Public red-teaming and trust

DEF CON is one of the most important hacker conferences worldwide, held yearly in Las Vegas. This coming August, it will host a large simulation, in which thousands of security experts from the private sector and academia will be invited to compete against each other to uncover flaws and bias in the generative large language models (LLMs) produced by leading firms such as OpenAI, Google, Anthropic, Hugging Face, and Stability. While in traditional red-team events the targets are bugs in the code, hardware, or human infrastructure, participants at DEF CON have additionally been instructed to seek exploits through adversarial prompt engineering, so as to induce the LLMs to return troubling, dangerous, or unlawful content.

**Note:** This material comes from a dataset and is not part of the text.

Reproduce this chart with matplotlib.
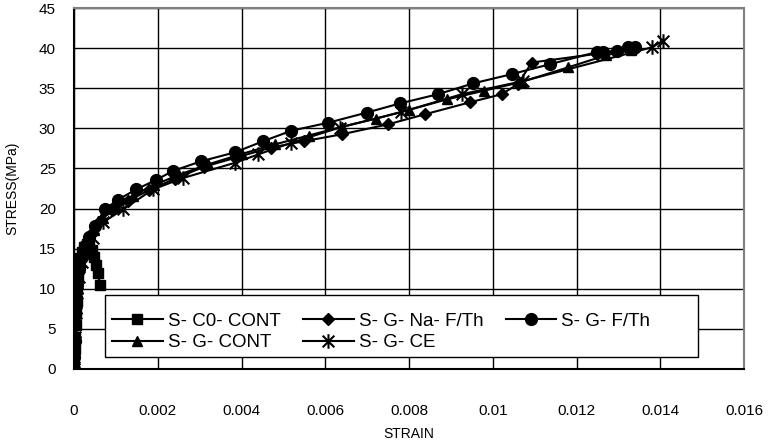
import matplotlib
matplotlib.use("Agg")
import matplotlib.pyplot as plt
from matplotlib.path import Path
from matplotlib.patches import Rectangle
from matplotlib.ticker import FixedLocator, FixedFormatter

# ---- data ----
c0_x = [0, 0.00001, 0.00002, 0.00003, 0.00004, 0.00005, 0.00006, 0.00007, 0.00009, 0.00011,
        0.00014, 0.00018, 0.00023, 0.0003, 0.00036, 0.00042, 0.00047, 0.00052, 0.00057, 0.00062]
c0_y = [0, 1.2, 2.5, 4, 5.5, 7, 8.5, 10, 11.5, 12.8, 13.8, 14.6, 15.2, 15.6, 15.4, 14.8, 14, 13, 12, 10.5]

na_x = [0, 0.00001, 0.00002, 0.00004, 0.00006, 0.0001, 0.00015, 0.00022, 0.0003, 0.00042, 0.0006,
        0.0009, 0.0013, 0.0018, 0.0024, 0.0031, 0.0039, 0.0047, 0.0055, 0.00639, 0.0075, 0.00838,
        0.00946, 0.01021, 0.0106, 0.01093, 0.0125, 0.0134]
na_y = [0, 2, 4, 7, 9.5, 12, 13.5, 14.8, 15.8, 17, 18.3, 19.8, 21, 22.3, 23.7, 25.2, 26.4, 27.6,
        28.4, 29.25, 30.5, 31.75, 33.25, 34.25, 35.5, 38.2, 39.3, 39.9]

fth_x = [0, 0.00001, 0.00002, 0.00003, 0.00005, 0.00008, 0.00012, 0.00018, 0.00026, 0.00036, 0.0005,
         0.00073, 0.00105, 0.00149, 0.00197, 0.00237, 0.00304, 0.00384, 0.00452, 0.00519, 0.00607,
         0.00699, 0.00778, 0.00869, 0.00953, 0.01045, 0.01137, 0.01248, 0.01264, 0.01296, 0.01323, 0.0134]
fth_y = [0, 1.5, 3.5, 5.5, 8, 10.5, 12.5, 14, 15.3, 16.5, 17.8, 19.9, 21.1, 22.4, 23.6, 24.7, 25.9,
         27.0, 28.4, 29.7, 30.7, 31.96, 33.1, 34.25, 35.6, 36.75, 38.0, 39.5, 39.5, 39.7, 40.1, 40.2]

cont_x = [0, 0.00001, 0.00002, 0.00004, 0.00006, 0.0001, 0.00016, 0.00024, 0.00034, 0.00048, 0.0007,
          0.001, 0.0014, 0.0019, 0.0025, 0.0032, 0.004, 0.0048, 0.0056, 0.0064, 0.0072, 0.008, 0.0089,
          0.0098, 0.0107, 0.0118, 0.0127, 0.0133]
cont_y = [0, 1.8, 3.8, 6.5, 9, 11.5, 13.3, 14.8, 16, 17.3, 18.8, 20.3, 21.6, 22.9, 24.2, 25.5, 26.8,
          28.0, 29.1, 30.2, 31.2, 32.3, 33.6, 34.7, 35.8, 37.6, 39.1, 39.8]

ce_x = [0, 0.00001, 0.00003, 0.00005, 0.00008, 0.00012, 0.0002, 0.0003, 0.00045, 0.0007, 0.00117,
        0.00189, 0.0026, 0.00384, 0.0044, 0.00519, 0.00635, 0.0078, 0.00926, 0.01073, 0.0138, 0.01407]
ce_y = [0, 1.5, 4, 7, 9.5, 11.5, 13.3, 14.8, 16.3, 18.3, 19.9, 22.4, 23.8, 25.7, 26.75, 28.2, 30.1,
        32.0, 34.25, 35.9, 40.1, 40.9]

labels = ["S- C0- CONT", "S- G- CONT", "S- G- Na- F/Th", "S- G- CE", "S- G- F/Th"]
x_ticks = [0, 0.002, 0.004, 0.006, 0.008, 0.010, 0.012, 0.014, 0.016]
x_tick_labels = ["0", "0.002", "0.004", "0.006", "0.008", "0.01", "0.012", "0.014", "0.016"]
y_ticks = [0, 5, 10, 15, 20, 25, 30, 35, 40, 45]

# ---- style ----
plt.rcParams['font.family'] = ['Liberation Sans', 'DejaVu Sans']

star_path = Path([(0, -1), (0, 1), (-0.8, -0.8), (0.8, 0.8), (-0.8, 0.8), (0.8, -0.8)],
                 [Path.MOVETO, Path.LINETO, Path.MOVETO, Path.LINETO, Path.MOVETO, Path.LINETO])

W, H = 769, 445
fig = plt.figure(figsize=(W / 100, H / 100), dpi=100)
ax = fig.add_axes([74 / W, 1 - 369 / H, (744 - 74) / W, (369 - 8) / H])

lw = 1.5
ms = 7.5
h_c0, = ax.plot(c0_x, c0_y, color='black', lw=lw, marker='s', ms=ms)
h_na, = ax.plot(na_x, na_y, color='black', lw=lw, marker='D', ms=ms * 0.85)
h_fth, = ax.plot(fth_x, fth_y, color='black', lw=lw, marker='o', ms=ms + 1)
h_cont, = ax.plot(cont_x, cont_y, color='black', lw=lw, marker='^', ms=ms)
h_ce, = ax.plot(ce_x, ce_y, color='black', lw=lw, marker=star_path, ms=ms + 3, mew=1.5)

ax.set_xlim(0, 0.016)
ax.set_ylim(0, 45)
ax.xaxis.set_major_locator(FixedLocator(x_ticks))
ax.xaxis.set_major_formatter(FixedFormatter(x_tick_labels))
ax.yaxis.set_major_locator(FixedLocator(y_ticks))
ax.grid(True, color='black', lw=1)
ax.set_axisbelow(True)
ax.tick_params(axis='both', length=0, labelsize=11)
ax.tick_params(axis='x', pad=25)
ax.tick_params(axis='y', pad=13)

for s in ['top', 'right']:
    ax.spines[s].set_color('#808080')
    ax.spines[s].set_linewidth(1.5)
for s in ['left', 'bottom']:
    ax.spines[s].set_color('black')
    ax.spines[s].set_linewidth(1.5)

ax.set_xlabel("STRAIN", fontsize=10, labelpad=7)
ax.set_ylabel("STRESS(MPa)", fontsize=10, labelpad=14)

# legend frame
frame = Rectangle((105 / W, 1 - 357 / H), 593 / W, 62 / H, transform=fig.transFigure,
                  facecolor='white', edgecolor='black', lw=1.0, zorder=4.5, clip_on=False)
ax.add_artist(frame)

handles = [h_c0, h_cont, h_na, h_ce, h_fth]
leg = ax.legend(handles, labels, ncol=3, loc='center left',
                bbox_to_anchor=((112 - 74) / 670, (369 - 332) / 361),
                fontsize=13.5, frameon=False, handlelength=2.7, handletextpad=0.27,
                columnspacing=1.2, borderaxespad=0, labelspacing=0.25, borderpad=0)
leg.set_zorder(6)

fig.savefig("out.png", dpi=100)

This initiative definitely goes in the right direction in terms of building trust through verification, and bespeaks significant confidence on the part of the companies, as it can safely be expected that the media outlets in attendance will be primed to amplify any failure or embarassing shortcoming in the models’ output. There are limits, however, to how beneficial such an exercise can be. For one thing, the target constituency is limited to the extremely digitally literate (and by extension to the government agencies and private businesses the firms aspire to add to their customer list): the simulation’s outcome cannot be expected to move the needle on the broad, non-specialist perception of AI models and their risks in the public at large. Also, the stress test will be performed on customized versions of the LLMs, made available by the companies specifically for this event. The Volkswagen emissions scandal is only the most visible instance of how one may exploit such a benchmarking system. What is properly needed is the possibility of an unannounced audit of LLMs on the ground in their actual real-world applications, on the model of the Michelin Guide’s evaluation process for chefs and restaurants.

In spite of these limitations, the organization of the DEF CON simulation if nothing else proves that the leading AI developers have understood that wide-scale adoption of their technology will require a protracted engagement with public opinion in order to address doubts and respond to deeply entrenched misgivings.